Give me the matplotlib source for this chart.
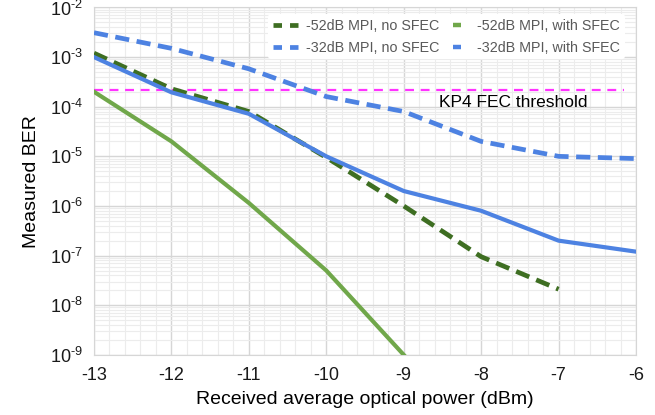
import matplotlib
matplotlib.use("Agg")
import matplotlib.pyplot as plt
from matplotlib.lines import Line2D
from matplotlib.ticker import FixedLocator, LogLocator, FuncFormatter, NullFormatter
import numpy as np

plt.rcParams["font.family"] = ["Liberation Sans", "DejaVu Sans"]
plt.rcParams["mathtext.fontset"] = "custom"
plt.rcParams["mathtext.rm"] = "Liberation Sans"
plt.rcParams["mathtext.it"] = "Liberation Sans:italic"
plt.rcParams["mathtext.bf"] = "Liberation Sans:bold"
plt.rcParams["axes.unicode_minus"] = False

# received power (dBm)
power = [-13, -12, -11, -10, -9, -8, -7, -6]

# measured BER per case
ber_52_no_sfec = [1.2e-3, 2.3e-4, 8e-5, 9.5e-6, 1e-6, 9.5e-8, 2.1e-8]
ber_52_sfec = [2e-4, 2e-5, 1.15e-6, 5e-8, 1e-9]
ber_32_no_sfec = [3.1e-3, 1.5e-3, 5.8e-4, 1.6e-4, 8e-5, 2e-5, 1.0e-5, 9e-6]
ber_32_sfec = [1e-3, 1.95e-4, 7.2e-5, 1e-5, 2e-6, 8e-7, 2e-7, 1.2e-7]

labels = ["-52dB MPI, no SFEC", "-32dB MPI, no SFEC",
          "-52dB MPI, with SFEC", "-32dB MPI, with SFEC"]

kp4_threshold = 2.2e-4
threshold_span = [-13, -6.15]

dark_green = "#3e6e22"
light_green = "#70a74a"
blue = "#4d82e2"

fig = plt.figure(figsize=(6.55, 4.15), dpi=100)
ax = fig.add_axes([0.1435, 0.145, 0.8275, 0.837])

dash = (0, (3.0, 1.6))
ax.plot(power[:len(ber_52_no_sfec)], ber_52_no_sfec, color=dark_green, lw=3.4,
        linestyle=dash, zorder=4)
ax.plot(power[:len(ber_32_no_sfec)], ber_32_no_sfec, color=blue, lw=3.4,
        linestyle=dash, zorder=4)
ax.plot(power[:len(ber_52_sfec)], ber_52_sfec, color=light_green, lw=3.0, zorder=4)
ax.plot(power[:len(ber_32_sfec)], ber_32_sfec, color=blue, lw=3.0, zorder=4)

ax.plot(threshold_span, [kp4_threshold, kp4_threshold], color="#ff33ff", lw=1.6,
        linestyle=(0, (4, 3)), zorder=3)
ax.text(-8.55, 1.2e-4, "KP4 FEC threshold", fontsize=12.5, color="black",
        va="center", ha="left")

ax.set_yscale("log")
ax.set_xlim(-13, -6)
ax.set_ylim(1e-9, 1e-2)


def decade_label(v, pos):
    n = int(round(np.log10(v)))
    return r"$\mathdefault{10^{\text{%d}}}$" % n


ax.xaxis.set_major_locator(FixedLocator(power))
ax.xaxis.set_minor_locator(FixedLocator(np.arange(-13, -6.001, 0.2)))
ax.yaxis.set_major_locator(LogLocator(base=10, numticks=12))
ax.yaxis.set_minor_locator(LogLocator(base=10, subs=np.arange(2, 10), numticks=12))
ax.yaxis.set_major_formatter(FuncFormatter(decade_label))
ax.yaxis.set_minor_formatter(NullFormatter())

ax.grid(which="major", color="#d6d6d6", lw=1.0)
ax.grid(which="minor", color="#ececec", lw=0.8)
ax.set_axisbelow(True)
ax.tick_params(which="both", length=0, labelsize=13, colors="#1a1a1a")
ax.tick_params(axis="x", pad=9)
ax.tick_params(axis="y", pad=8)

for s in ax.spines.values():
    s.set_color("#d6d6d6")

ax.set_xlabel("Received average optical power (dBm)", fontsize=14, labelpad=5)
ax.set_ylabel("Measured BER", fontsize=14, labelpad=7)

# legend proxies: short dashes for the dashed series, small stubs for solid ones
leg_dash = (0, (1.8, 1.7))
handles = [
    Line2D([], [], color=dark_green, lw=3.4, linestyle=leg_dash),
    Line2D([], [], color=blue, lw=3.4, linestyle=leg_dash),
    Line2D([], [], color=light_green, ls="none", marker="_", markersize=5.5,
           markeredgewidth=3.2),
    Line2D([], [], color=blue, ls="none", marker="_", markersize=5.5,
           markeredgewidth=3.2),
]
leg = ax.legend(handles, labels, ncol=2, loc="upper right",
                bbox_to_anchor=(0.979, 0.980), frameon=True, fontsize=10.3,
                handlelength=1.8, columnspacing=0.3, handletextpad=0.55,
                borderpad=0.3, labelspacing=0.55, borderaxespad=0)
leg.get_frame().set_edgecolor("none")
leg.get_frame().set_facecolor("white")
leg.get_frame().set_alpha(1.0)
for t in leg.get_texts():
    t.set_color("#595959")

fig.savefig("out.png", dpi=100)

WHAT YOU ARE ASKED TO DO: Only the lines from the start of the material through the line containing "power = [-13, -12, -11, -10, -9, -8, -7, -6]" should be transcribed. Pictures stay out.

SOLVED EXERCISE:
Give me the matplotlib source for this chart.
import matplotlib
matplotlib.use("Agg")
import matplotlib.pyplot as plt
from matplotlib.lines import Line2D
from matplotlib.ticker import FixedLocator, LogLocator, FuncFormatter, NullFormatter
import numpy as np

plt.rcParams["font.family"] = ["Liberation Sans", "DejaVu Sans"]
plt.rcParams["mathtext.fontset"] = "custom"
plt.rcParams["mathtext.rm"] = "Liberation Sans"
plt.rcParams["mathtext.it"] = "Liberation Sans:italic"
plt.rcParams["mathtext.bf"] = "Liberation Sans:bold"
plt.rcParams["axes.unicode_minus"] = False

# received power (dBm)
power = [-13, -12, -11, -10, -9, -8, -7, -6]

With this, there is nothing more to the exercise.